24 Março 2023
“Bukele, ideologicamente e geopoliticamente muito pragmático, acabou se conectando com um tipo de “libertarismo” de extrema-direita que, hoje, possui inúmeros adeptos na região e que pode ser definido com a síntese “Bitcoin mais mão de ferro””, escreve Pablo Stefanoni, jornalista e historiador, em artigo publicado por Fundación Carolina, 22-03-2023. A tradução é do Cepat.
A política “antigangues” do presidente salvadorenho Nayib Bukele alcançou uma forte repercussão na América Latina e para além dela. Não é comum que o presidente de um pequeno país centro-americano ganhe semelhante projeção internacional. Mas, o “presidente millennial” a alcançou primeiro entre os fãs do Bitcoin, ao tornar o país o Woodstock dos bitcoinheiros. E agora, ainda em maior dimensão, com uma forma de luta contra as gangues que combina estado de exceção, prisões em massa, condições carcerárias desumanas, ausência de direito à defesa... e muitos vídeos postados nas redes sociais.
A nova megaprisão (batizada como Centro de Confinamento do Terrorismo), não só não é camuflada, como também faz parte de uma série de vídeos que incluem transferências de presos cinematográficas, filmadas com a estética de um trailer da Netflix e com tons futuristas. Muito distante das prisões semiarruinadas do passado, a atual reluz impecável, “de primeiro mundo”, insistem as autoridades, e ao mesmo tempo implacável.

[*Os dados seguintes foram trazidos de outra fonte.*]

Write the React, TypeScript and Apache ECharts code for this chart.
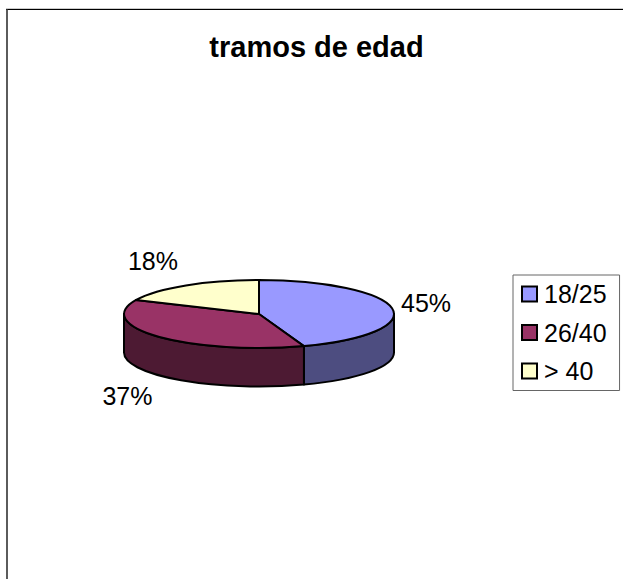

A ênfase é colocada na humilhação dos detidos. “Nunca mais um raiozinho de sol”, “só terão camas de metal, sem lençóis e travesseiros”, “não comerão frango até que o último salvadorenho, e mesmo o último cachorro da rua, coma”, “passarão 40, 30 ou 20 anos detidos”. Tais palavras apareceram, nesses dias, na boca ou nos tuítes de autoridades, inclusive do próprio presidente, que se vangloria por esta prisão ser “a mais criticada do mundo”.
Resultado: a popularidade de Bukele alcançou 90%. E na América Latina há muitos políticos dispostos a imitá-lo, ao menos retoricamente. El Salvador já assessora o Haiti sobre segurança e políticas contra suas próprias gangues. A presidente de esquerda de Honduras, Xiomara Castro, anunciou, recentemente, um “plano anti-extorsão” e endureceu sua política frente ao aumento da violência. Contudo, de modo geral, são as forças de direita que parecem ter encontrado em Bukele uma nova estrela (seu duelo no Twitter com o presidente colombiano Gustavo Petro o reafirmou nessa posição antiprogressista).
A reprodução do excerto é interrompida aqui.